MCI JH24 machines were fun - every morning you gave the sliding card drawers a good thump so all the record/repro cards would work - once a month you’d pull all the cards, clean and refit. Reliably unreliable.
That’s why I always liked the Studer A820 - head clean and software record align every day and you were away. One studio I had 2 A820s that I built a synchroniser for from a Tascam unit to run the two machines as one - the braking setup on these was so good you could have both machines land and start playback or recording from rewind or fast forward simultaneously.
 
Oh yes.....the (bad) Olde Days locking up machines! <g>

The craziest I recall used a Lynx synchronizer. Machines under control were: 1. Otari MTR-90. 2. Otari MX-55 "center stripe" version. 3. Sony BVU-950 U-matic VCR. 4. ProTools. It was amazing when it all worked...lol.

Bri
 
I ended up synching the two Studer machines to a 32 track Sony digital recorder - they used to lock up in milliseconds - we had 64 channels of mixdown so track comps were bounced to digital, all recording done on the two 24 track tape machines. Not like my early days of 24 track recording with 1 track for SMPTE and two for automation on the old MCI setup - basically left you with 21 tracks and you could only bounce tracks a couple of times before degradation set in. You bounced all the drums to a stereo drum pair, then percussion, then guitars leaving enough tracks to do vocals and BV’s then bouncing the BV’s to leave enough tracks for vocal overdubs.
 
One studio I had 2 A820s that I built a synchroniser for from a Tascam unit to run the two machines as one - the braking setup on these was so good you could have both machines land and start playback or recording from rewind or fast forward simultaneously.
Now I'm curious how my Revox's will handle that!
I am going to test my latest, the F, a bit more extensive to get a better idea of it's W/F. If needed, I'll buy a new roller from that Italian bloke.
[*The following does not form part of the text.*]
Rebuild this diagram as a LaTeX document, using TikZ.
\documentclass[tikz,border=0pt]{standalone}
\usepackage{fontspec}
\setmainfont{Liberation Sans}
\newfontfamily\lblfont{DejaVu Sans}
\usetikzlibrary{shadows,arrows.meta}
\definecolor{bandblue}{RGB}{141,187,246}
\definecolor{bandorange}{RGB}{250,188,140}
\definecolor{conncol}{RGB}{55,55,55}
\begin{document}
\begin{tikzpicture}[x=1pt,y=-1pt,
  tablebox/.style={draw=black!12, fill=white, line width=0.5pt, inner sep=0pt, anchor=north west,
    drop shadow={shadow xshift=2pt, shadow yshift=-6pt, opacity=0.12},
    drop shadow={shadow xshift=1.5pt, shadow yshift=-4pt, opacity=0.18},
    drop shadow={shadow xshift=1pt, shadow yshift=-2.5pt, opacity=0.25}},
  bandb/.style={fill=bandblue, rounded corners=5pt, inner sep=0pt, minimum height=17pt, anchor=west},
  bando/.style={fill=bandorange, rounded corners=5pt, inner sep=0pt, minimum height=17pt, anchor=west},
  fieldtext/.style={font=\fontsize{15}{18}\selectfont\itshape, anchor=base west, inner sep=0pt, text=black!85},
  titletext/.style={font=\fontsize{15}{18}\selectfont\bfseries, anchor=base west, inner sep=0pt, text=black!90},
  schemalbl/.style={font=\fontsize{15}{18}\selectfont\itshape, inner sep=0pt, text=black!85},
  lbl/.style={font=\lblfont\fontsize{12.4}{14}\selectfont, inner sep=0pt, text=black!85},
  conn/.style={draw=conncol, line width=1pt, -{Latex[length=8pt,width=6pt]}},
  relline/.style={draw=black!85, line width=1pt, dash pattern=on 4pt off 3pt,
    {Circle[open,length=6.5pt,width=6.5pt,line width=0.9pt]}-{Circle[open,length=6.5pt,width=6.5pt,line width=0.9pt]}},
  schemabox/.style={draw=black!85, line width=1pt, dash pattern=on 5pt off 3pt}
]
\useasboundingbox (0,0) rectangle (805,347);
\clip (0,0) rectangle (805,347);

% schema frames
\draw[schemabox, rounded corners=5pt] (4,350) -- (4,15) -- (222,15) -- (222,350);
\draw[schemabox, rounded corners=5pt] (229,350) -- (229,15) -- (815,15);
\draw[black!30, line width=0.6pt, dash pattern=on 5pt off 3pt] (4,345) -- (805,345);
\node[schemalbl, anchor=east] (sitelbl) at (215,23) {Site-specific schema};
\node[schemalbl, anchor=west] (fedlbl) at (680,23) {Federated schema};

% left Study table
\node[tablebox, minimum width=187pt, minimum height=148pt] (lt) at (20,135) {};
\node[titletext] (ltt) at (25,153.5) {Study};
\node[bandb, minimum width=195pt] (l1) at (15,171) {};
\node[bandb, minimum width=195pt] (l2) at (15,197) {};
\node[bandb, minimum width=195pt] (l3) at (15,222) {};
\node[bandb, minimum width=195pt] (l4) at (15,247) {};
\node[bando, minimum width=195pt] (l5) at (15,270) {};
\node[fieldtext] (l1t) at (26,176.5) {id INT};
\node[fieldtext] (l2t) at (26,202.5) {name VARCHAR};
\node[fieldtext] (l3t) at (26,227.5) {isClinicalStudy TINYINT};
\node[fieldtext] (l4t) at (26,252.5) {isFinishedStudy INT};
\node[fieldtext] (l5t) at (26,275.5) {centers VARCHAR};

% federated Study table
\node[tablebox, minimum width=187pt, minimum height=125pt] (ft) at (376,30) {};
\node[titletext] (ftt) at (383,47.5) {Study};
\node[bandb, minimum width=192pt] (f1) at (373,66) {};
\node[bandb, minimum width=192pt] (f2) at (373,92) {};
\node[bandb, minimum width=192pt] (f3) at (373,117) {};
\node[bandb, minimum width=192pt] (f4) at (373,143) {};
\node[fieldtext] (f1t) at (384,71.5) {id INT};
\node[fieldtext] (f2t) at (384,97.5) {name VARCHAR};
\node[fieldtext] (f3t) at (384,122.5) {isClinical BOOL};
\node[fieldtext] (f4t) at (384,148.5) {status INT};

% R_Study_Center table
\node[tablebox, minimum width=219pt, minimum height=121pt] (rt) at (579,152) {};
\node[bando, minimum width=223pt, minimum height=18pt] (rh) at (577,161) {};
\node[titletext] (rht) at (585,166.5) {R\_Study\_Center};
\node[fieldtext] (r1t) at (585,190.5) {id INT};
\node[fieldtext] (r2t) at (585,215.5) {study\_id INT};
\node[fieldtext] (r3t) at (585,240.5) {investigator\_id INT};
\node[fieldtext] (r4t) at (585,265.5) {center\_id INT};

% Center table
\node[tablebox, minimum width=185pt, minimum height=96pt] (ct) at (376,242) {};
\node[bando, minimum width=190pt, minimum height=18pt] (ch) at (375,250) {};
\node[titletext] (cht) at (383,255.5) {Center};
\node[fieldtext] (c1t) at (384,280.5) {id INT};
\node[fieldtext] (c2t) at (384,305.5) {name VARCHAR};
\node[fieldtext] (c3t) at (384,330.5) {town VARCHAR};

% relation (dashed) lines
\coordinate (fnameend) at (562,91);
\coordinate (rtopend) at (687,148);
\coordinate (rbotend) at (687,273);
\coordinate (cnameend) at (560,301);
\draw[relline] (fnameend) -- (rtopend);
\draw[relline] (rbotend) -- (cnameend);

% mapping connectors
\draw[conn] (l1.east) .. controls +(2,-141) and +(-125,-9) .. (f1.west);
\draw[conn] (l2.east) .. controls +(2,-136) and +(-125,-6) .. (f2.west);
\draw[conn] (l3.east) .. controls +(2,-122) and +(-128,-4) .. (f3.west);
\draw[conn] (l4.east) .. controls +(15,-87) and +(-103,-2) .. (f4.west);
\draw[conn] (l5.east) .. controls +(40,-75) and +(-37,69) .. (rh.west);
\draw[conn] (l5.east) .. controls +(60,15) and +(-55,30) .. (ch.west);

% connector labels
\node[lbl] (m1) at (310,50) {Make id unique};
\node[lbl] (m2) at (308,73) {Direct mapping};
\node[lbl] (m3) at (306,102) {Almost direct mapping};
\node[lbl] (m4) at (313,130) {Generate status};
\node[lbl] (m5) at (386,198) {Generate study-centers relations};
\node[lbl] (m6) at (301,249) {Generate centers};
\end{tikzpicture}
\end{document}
I'll probably use the D more as an effects machine (since there is a quite significant coil core missing, so one channel doesn't record, I think it's that), for the preamps and if needed, for valves for my projects (ah, those lovely valve prices!).
 
The sync system on the 24 track machines was to record SMPTE time code on one track to use as exact tape position location actual to tape, this being fed back when approaching the sync point by slowing the machines and reading actual position off tape via high speed cueing. With 2 track machines you’re relying on the tape counter which can be out a bit but can still work as long as you zero your counters at start.
 
The sync system on the 24 track machines was to record SMPTE time code on one track to use as exact tape position location actual to tape, this being fed back when approaching the sync point by slowing the machines and reading actual position off tape via high speed cueing. With 2 track machines you’re relying on the tape counter which can be out a bit but can still work as long as you zero your counters at start.
They have also a rudimenatry remote control (a start-stopswitch that can be connected; it interrups the solenoid power); I would do it that way.